Write about your feelings.

A journal is great, but even a piece of paper will do. Write down how you feel and why you think you feel that way. There’s no need to be eloquent or edit what you’ve written; this is for you and no one else. Being able to articulate your emotions gives you control over them. It will help you pinpoint exactly what you’re going through and why, instead of just feeling a general overwhelming anxiety.

 

Practice gratitude.

Think of at least three things you’re looking forward to, or reasons why you’re grateful to be alive.

It can be as small as “eating that slice of cake in the fridge” to “having a solid support system in my friends and family”.

Thinking positive can prime your mind to be calm and relaxed throughout the day.

 

Finish a minor task.

If your daily tasks are the cause of your anxiety, finishing something easy can jumpstart your day with a sense of accomplishment. The key is to start small, like making your bed or throwing out the trash.

 

Write a to-do list.

Sometimes you can feel overwhelmed by the sheer number of things you have to finish. Having a concrete to-do list will help you stay organized and on track. Plus, crossing an item off the list will provide some relief.

 

Stay offline.

Resist the temptation to jump on your phone first thing in the morning.

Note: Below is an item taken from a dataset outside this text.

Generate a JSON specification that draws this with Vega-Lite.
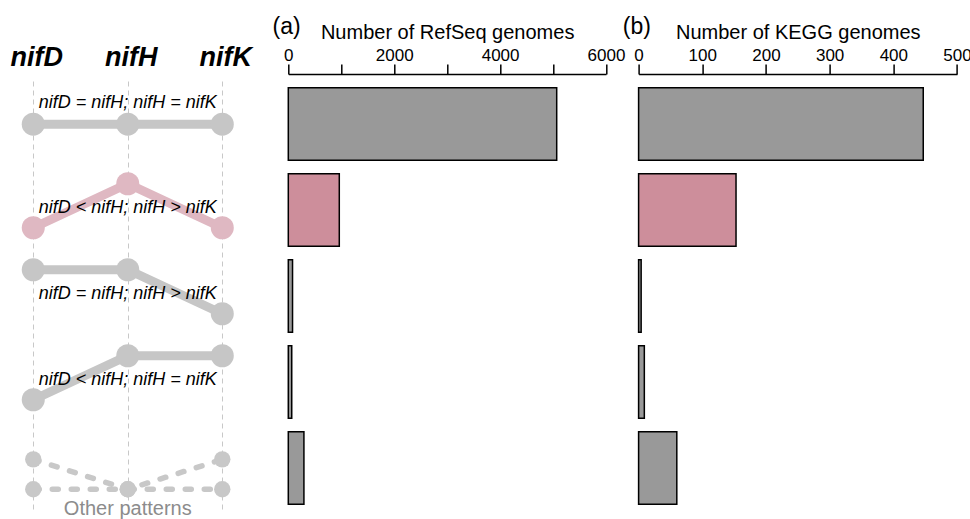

Spend the first 30 minutes offline.

Don’t check your emails or social media. You can get a head start on your to-do list without accidentally wasting your entire morning scrolling through Facebook.

 

Talk to a therapist.

If your anxiety is already negatively impacting your life, talk to someone. There’s no shame in admitting that you need professional help. A therapist will be able to get to the cause of your anxiety and come up with the appropriate treatment plan, whether that involves additional coping strategies or medication.

 

Conclusion

Most of us aren’t morning people to begin with, but morning anxiety makes going about our day even more difficult than it has to be. Fear not – morning anxiety and depression doesn’t have to be a daily reality. There are many things you can do to stop waking up stressed or worried. Hope this article has helped you find ways to stop anxiety in the morning.